- WHAT TO WORK ON: The lines from the top of the material below through the line containing "return [line]" are to be printed exactly, with pictures omitted.

- COLLECTED MATERIAL:
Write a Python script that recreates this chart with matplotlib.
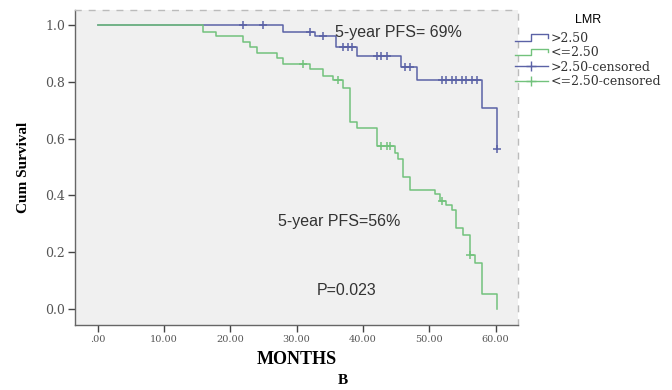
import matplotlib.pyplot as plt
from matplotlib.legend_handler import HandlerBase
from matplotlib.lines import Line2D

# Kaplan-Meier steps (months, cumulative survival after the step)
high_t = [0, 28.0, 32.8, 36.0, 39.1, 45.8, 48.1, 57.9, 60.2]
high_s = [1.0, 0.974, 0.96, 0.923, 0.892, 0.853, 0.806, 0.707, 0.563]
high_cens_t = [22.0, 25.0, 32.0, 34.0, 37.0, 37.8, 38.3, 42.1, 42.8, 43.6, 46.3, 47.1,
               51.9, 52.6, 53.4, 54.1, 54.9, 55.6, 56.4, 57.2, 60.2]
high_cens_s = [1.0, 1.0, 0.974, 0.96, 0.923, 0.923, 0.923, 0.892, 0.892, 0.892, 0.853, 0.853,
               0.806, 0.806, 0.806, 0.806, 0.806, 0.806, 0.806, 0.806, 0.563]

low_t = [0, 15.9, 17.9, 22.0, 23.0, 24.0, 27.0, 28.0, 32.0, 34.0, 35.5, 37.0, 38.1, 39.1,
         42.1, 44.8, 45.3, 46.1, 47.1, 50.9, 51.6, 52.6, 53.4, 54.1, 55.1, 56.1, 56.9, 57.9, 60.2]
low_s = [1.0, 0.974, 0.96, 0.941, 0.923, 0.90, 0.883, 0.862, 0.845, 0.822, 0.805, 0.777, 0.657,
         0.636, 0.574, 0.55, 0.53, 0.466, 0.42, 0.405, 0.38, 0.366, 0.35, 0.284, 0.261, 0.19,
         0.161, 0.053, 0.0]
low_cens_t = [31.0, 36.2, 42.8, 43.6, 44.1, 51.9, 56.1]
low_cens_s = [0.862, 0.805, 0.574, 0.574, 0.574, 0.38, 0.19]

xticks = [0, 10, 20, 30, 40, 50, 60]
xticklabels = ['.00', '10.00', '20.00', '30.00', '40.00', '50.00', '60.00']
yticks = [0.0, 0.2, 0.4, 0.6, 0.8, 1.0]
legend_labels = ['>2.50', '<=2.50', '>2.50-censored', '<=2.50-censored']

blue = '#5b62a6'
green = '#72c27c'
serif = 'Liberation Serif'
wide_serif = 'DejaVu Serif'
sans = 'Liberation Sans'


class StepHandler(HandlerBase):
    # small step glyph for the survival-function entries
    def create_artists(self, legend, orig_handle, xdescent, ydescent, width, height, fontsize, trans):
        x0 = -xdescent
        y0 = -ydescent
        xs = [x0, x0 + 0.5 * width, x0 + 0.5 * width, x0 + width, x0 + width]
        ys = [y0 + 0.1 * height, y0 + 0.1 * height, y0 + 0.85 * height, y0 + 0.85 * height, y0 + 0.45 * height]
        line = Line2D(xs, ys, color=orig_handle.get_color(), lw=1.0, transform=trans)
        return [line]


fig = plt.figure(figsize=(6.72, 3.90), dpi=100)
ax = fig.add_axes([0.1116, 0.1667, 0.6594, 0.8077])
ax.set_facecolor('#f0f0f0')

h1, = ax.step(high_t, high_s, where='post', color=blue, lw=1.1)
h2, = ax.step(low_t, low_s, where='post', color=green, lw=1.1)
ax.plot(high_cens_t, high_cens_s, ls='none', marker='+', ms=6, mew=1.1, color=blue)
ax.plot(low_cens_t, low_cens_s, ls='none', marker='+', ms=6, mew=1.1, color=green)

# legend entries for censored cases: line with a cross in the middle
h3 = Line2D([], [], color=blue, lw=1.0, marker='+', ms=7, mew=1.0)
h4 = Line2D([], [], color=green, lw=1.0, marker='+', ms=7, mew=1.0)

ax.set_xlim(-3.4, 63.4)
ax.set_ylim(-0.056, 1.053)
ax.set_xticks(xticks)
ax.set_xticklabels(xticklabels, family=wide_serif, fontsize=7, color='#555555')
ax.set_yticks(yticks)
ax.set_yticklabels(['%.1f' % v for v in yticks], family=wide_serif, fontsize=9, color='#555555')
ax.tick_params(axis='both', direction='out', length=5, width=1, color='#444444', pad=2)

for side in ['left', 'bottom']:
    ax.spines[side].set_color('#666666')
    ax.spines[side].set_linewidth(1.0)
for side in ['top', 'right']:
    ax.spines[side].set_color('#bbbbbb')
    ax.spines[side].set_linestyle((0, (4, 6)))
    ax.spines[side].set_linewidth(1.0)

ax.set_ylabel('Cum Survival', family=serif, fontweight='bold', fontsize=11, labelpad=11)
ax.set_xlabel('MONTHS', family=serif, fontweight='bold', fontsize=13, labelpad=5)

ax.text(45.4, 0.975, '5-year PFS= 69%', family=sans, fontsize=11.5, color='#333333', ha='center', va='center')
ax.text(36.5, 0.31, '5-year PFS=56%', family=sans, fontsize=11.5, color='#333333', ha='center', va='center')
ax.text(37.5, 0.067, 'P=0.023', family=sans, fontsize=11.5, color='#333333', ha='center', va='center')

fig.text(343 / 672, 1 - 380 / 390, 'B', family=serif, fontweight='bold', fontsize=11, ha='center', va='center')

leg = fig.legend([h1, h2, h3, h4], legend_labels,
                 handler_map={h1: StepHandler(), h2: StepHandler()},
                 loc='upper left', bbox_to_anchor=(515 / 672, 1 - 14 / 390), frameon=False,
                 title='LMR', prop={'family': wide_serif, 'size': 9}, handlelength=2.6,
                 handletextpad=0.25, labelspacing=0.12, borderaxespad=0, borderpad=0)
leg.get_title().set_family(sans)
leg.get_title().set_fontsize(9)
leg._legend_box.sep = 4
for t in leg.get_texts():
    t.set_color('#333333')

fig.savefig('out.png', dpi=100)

- PROBLEM SOLUTION:
Write a Python script that recreates this chart with matplotlib.
import matplotlib.pyplot as plt
from matplotlib.legend_handler import HandlerBase
from matplotlib.lines import Line2D

# Kaplan-Meier steps (months, cumulative survival after the step)
high_t = [0, 28.0, 32.8, 36.0, 39.1, 45.8, 48.1, 57.9, 60.2]
high_s = [1.0, 0.974, 0.96, 0.923, 0.892, 0.853, 0.806, 0.707, 0.563]
high_cens_t = [22.0, 25.0, 32.0, 34.0, 37.0, 37.8, 38.3, 42.1, 42.8, 43.6, 46.3, 47.1,
               51.9, 52.6, 53.4, 54.1, 54.9, 55.6, 56.4, 57.2, 60.2]
high_cens_s = [1.0, 1.0, 0.974, 0.96, 0.923, 0.923, 0.923, 0.892, 0.892, 0.892, 0.853, 0.853,
               0.806, 0.806, 0.806, 0.806, 0.806, 0.806, 0.806, 0.806, 0.563]

low_t = [0, 15.9, 17.9, 22.0, 23.0, 24.0, 27.0, 28.0, 32.0, 34.0, 35.5, 37.0, 38.1, 39.1,
         42.1, 44.8, 45.3, 46.1, 47.1, 50.9, 51.6, 52.6, 53.4, 54.1, 55.1, 56.1, 56.9, 57.9, 60.2]
low_s = [1.0, 0.974, 0.96, 0.941, 0.923, 0.90, 0.883, 0.862, 0.845, 0.822, 0.805, 0.777, 0.657,
         0.636, 0.574, 0.55, 0.53, 0.466, 0.42, 0.405, 0.38, 0.366, 0.35, 0.284, 0.261, 0.19,
         0.161, 0.053, 0.0]
low_cens_t = [31.0, 36.2, 42.8, 43.6, 44.1, 51.9, 56.1]
low_cens_s = [0.862, 0.805, 0.574, 0.574, 0.574, 0.38, 0.19]

xticks = [0, 10, 20, 30, 40, 50, 60]
xticklabels = ['.00', '10.00', '20.00', '30.00', '40.00', '50.00', '60.00']
yticks = [0.0, 0.2, 0.4, 0.6, 0.8, 1.0]
legend_labels = ['>2.50', '<=2.50', '>2.50-censored', '<=2.50-censored']

blue = '#5b62a6'
green = '#72c27c'
serif = 'Liberation Serif'
wide_serif = 'DejaVu Serif'
sans = 'Liberation Sans'


class StepHandler(HandlerBase):
    # small step glyph for the survival-function entries
    def create_artists(self, legend, orig_handle, xdescent, ydescent, width, height, fontsize, trans):
        x0 = -xdescent
        y0 = -ydescent
        xs = [x0, x0 + 0.5 * width, x0 + 0.5 * width, x0 + width, x0 + width]
        ys = [y0 + 0.1 * height, y0 + 0.1 * height, y0 + 0.85 * height, y0 + 0.85 * height, y0 + 0.45 * height]
        line = Line2D(xs, ys, color=orig_handle.get_color(), lw=1.0, transform=trans)
        return [line]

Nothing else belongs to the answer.